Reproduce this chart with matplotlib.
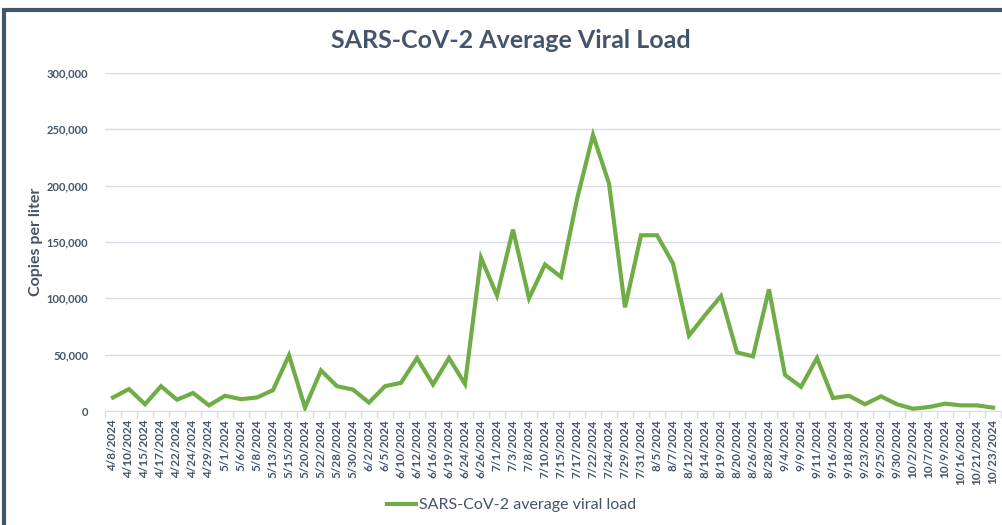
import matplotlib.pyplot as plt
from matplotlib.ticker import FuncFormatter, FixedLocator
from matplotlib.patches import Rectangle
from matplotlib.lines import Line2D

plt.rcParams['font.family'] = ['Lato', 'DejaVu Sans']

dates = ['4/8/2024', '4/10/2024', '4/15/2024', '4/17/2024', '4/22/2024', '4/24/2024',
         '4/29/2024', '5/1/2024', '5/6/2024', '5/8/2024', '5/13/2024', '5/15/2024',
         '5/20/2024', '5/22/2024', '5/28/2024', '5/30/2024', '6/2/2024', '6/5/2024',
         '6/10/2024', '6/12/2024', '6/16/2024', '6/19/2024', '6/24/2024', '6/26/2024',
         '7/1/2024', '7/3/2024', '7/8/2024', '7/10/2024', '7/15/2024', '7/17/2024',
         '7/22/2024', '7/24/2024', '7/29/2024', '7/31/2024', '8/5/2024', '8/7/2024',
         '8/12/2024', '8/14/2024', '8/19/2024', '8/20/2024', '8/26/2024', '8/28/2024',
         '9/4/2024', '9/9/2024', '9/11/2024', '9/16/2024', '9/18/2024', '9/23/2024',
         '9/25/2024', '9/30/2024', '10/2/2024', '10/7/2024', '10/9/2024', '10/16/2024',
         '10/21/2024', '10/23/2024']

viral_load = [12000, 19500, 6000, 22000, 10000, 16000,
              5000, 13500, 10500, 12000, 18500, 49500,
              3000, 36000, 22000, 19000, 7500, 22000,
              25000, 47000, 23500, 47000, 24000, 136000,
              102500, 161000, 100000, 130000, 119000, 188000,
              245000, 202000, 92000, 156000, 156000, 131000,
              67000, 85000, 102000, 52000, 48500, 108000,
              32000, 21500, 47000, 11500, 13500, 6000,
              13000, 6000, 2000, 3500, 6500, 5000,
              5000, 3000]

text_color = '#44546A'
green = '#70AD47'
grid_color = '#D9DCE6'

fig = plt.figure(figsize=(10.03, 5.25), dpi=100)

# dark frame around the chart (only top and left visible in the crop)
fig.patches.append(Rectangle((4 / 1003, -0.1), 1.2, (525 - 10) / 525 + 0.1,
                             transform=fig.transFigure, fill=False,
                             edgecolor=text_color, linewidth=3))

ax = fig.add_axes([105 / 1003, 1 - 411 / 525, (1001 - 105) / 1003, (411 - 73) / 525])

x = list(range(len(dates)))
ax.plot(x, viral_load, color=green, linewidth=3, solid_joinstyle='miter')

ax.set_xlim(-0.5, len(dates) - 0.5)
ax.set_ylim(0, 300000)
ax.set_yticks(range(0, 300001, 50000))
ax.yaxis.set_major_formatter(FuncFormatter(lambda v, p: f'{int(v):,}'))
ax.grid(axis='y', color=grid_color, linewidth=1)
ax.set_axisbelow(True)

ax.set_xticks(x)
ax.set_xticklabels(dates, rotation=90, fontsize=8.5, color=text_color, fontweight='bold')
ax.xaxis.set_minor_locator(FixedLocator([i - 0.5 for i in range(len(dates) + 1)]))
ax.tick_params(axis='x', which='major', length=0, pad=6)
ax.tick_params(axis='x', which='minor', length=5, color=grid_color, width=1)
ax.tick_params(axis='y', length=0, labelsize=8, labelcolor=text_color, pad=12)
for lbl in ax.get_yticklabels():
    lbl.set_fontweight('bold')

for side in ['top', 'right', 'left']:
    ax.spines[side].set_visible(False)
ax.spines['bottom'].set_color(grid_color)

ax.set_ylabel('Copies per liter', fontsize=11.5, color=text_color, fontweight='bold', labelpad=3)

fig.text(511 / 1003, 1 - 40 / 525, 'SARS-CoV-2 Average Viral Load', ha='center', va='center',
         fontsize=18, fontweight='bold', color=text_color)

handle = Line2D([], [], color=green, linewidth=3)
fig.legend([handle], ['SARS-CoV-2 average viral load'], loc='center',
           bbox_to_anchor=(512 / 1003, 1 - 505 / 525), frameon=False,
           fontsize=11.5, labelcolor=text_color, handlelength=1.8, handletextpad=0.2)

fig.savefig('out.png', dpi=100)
= = =
Pictures are excluded; extract exactly the lines from the start of the data through the line that holds "plt.rcParams['font.family'] = ['Lato', 'DejaVu", both ends included.

Reproduce this chart with matplotlib.
import matplotlib.pyplot as plt
from matplotlib.ticker import FuncFormatter, FixedLocator
from matplotlib.patches import Rectangle
from matplotlib.lines import Line2D

plt.rcParams['font.family'] = ['Lato', 'DejaVu Sans']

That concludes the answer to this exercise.